Count how many lines include "this" and answer with that number only.
>> start
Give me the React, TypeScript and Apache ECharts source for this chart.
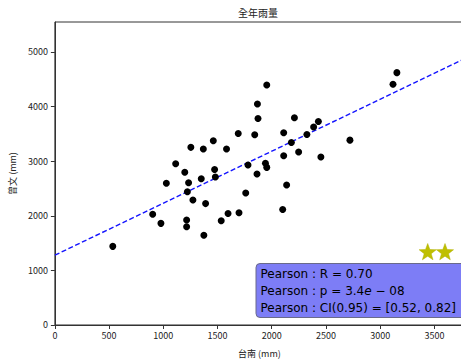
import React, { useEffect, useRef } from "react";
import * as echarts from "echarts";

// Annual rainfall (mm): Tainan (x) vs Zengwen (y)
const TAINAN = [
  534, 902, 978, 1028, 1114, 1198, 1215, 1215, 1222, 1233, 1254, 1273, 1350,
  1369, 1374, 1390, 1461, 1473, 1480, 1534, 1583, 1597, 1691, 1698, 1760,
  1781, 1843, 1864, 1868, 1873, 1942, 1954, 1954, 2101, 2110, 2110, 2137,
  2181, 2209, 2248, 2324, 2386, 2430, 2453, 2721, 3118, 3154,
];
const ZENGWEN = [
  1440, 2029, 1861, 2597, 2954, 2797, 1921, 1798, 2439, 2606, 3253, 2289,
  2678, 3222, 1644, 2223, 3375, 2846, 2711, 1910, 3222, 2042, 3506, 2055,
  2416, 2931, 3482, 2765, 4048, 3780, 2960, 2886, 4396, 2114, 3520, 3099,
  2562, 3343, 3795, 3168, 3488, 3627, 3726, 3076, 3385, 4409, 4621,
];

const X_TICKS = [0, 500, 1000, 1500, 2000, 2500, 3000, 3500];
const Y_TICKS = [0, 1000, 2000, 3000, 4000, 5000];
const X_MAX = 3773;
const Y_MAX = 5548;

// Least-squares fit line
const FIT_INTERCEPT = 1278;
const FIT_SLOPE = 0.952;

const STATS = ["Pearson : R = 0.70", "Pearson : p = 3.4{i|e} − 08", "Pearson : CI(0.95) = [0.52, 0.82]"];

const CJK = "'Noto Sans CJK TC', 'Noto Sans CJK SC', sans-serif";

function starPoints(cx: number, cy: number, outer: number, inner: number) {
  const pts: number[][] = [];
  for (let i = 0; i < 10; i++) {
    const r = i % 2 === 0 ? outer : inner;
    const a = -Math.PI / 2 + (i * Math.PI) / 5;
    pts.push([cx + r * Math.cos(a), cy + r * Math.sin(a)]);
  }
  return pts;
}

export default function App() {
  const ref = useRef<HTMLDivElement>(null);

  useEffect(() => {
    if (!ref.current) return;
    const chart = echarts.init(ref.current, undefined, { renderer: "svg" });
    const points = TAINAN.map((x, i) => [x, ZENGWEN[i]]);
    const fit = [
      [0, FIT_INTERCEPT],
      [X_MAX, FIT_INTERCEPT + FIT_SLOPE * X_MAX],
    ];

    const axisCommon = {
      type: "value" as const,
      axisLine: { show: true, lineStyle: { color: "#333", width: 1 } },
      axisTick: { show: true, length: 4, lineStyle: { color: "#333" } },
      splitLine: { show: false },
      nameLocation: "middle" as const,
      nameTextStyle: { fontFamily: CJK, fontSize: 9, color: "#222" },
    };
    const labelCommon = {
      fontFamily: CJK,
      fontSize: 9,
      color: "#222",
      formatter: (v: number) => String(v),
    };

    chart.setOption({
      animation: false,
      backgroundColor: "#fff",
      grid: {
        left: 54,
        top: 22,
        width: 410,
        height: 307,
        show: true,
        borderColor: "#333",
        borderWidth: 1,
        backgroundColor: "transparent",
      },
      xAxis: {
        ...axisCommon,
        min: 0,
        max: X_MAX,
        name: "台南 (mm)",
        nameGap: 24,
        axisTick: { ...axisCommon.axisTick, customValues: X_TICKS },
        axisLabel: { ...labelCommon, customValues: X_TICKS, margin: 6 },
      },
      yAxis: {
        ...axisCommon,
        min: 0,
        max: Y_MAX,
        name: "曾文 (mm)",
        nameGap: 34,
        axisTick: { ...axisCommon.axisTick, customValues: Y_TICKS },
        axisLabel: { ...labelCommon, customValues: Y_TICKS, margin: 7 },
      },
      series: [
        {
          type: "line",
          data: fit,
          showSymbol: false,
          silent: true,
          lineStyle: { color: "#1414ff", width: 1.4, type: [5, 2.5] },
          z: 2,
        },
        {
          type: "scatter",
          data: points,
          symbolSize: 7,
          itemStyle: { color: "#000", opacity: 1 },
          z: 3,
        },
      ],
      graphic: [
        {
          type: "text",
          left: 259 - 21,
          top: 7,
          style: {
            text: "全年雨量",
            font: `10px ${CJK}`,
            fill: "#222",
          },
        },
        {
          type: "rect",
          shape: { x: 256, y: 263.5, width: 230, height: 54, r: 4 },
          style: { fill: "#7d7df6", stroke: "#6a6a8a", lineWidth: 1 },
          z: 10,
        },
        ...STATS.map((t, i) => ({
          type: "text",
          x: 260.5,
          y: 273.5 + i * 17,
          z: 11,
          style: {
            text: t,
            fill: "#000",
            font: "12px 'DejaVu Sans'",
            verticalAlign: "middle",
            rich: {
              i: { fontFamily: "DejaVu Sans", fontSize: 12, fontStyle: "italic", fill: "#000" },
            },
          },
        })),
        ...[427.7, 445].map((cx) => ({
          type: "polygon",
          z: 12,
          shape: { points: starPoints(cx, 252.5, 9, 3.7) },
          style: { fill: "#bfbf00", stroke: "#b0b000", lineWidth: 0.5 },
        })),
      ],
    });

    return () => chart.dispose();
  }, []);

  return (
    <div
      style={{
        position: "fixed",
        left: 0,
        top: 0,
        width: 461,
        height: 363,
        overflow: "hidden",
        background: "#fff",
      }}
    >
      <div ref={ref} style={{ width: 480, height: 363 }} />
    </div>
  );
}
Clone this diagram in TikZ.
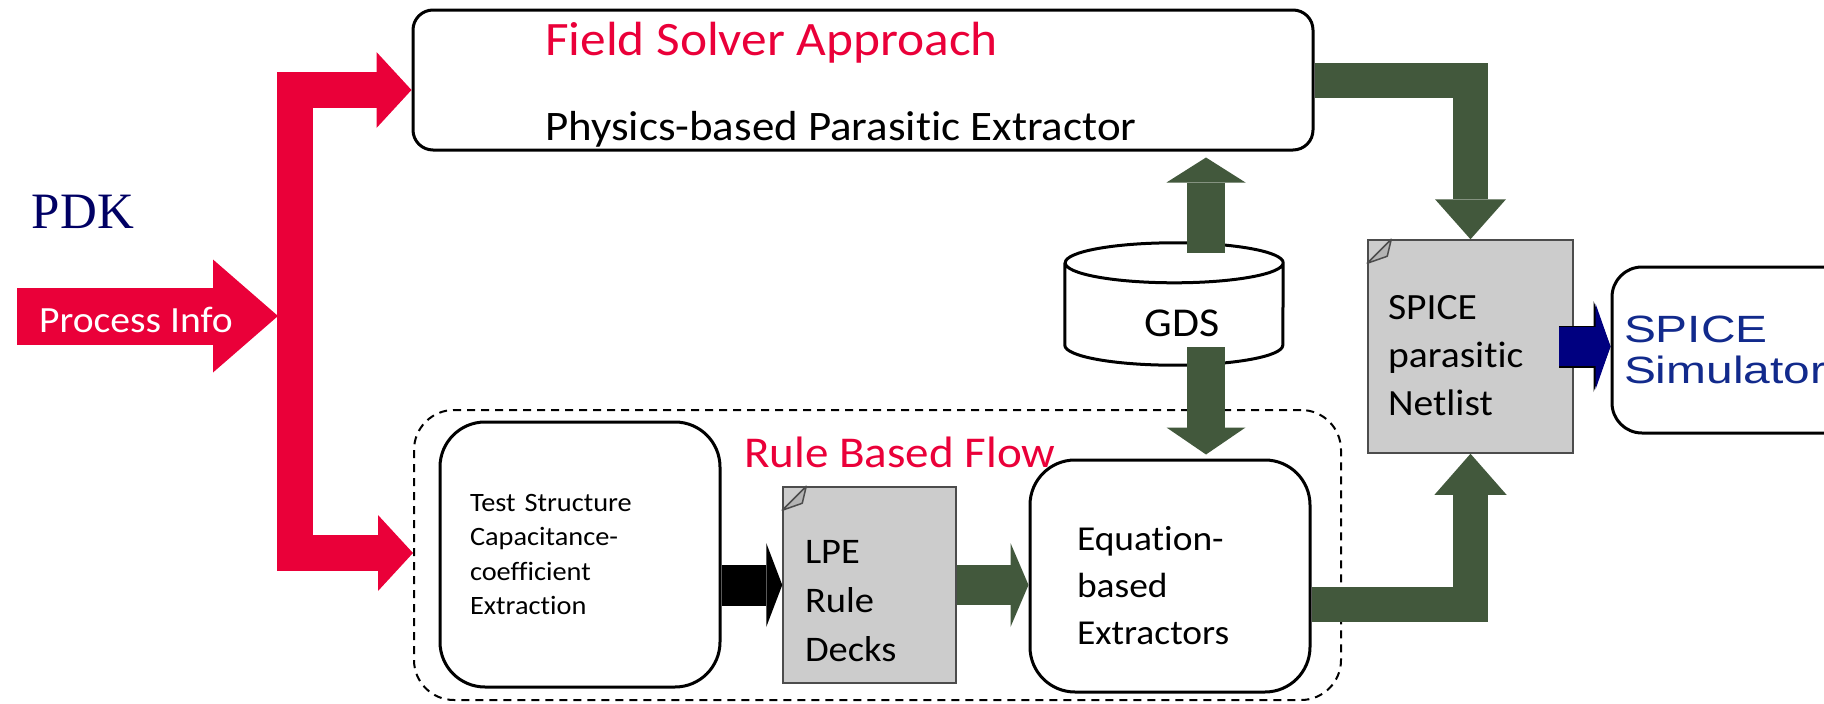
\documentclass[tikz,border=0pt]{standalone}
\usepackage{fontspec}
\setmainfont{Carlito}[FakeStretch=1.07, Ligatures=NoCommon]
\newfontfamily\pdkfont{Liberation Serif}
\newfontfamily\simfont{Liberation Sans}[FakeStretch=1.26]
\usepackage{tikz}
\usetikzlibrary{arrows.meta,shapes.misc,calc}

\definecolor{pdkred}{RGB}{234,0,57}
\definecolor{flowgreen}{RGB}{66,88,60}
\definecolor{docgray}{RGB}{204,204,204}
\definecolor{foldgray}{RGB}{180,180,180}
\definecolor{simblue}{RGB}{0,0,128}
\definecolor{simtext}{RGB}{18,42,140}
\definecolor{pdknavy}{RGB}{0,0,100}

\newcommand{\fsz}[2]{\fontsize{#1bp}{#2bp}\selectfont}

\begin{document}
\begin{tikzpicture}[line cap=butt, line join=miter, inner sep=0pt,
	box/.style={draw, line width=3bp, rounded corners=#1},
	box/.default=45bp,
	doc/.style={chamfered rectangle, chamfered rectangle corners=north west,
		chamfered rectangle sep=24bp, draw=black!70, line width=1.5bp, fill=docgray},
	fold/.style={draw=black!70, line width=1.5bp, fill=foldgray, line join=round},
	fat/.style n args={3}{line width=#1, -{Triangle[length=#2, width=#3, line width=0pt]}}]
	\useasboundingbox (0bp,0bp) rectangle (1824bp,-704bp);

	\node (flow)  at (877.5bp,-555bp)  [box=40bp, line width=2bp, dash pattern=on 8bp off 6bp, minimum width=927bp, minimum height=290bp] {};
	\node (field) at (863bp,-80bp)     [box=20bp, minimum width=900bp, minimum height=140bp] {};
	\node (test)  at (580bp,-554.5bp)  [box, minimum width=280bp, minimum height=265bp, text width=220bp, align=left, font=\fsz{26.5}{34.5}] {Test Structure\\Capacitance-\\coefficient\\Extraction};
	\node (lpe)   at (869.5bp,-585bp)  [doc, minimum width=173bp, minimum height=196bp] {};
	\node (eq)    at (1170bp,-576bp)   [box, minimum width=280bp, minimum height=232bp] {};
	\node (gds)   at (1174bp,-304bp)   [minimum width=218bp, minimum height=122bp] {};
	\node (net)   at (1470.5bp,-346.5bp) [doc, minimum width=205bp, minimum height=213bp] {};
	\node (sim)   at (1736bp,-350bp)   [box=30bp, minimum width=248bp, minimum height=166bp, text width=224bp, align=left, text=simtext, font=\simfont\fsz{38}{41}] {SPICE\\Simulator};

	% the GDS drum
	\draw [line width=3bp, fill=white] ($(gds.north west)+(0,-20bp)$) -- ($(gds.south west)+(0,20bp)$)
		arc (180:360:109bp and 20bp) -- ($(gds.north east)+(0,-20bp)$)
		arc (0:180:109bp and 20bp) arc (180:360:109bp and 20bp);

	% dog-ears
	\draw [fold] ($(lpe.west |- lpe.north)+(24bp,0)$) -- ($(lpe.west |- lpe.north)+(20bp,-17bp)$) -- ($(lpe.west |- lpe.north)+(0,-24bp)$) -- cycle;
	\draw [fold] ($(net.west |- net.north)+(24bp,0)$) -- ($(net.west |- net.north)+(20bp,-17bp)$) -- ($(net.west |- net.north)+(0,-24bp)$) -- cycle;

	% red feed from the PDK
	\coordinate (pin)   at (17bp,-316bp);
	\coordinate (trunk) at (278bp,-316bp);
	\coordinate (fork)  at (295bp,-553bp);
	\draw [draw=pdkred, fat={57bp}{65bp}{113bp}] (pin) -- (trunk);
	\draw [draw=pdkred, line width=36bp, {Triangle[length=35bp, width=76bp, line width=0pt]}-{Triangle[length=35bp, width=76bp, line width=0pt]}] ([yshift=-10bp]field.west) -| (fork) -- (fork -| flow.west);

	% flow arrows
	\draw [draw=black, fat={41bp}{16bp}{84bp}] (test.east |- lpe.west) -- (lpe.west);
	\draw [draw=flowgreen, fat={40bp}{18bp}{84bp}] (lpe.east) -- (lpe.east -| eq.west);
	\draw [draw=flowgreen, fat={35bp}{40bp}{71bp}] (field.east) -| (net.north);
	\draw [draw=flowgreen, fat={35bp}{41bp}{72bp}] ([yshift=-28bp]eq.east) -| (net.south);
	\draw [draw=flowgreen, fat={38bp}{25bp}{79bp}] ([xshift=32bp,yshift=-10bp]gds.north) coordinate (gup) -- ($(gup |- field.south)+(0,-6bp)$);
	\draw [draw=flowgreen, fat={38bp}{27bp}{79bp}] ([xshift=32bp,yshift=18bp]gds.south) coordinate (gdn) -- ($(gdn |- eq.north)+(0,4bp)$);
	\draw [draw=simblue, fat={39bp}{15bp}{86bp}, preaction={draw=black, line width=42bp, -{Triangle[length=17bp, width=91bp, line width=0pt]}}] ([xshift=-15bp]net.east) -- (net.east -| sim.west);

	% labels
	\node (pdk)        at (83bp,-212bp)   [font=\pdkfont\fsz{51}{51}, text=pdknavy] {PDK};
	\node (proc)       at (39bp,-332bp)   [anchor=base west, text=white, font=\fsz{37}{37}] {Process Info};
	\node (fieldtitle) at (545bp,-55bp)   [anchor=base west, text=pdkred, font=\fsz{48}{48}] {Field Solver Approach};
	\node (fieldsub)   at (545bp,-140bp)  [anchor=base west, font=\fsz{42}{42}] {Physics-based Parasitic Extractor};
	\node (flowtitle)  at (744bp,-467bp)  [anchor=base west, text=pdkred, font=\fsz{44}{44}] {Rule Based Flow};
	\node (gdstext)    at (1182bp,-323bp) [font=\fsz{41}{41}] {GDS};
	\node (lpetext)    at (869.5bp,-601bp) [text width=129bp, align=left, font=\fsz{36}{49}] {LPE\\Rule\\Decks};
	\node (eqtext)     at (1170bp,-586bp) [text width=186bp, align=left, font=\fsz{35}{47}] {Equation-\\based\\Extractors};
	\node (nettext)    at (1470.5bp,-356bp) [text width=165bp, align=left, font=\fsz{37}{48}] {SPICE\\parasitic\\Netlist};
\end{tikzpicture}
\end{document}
>> end
* _EXPECTED ANSWER_
2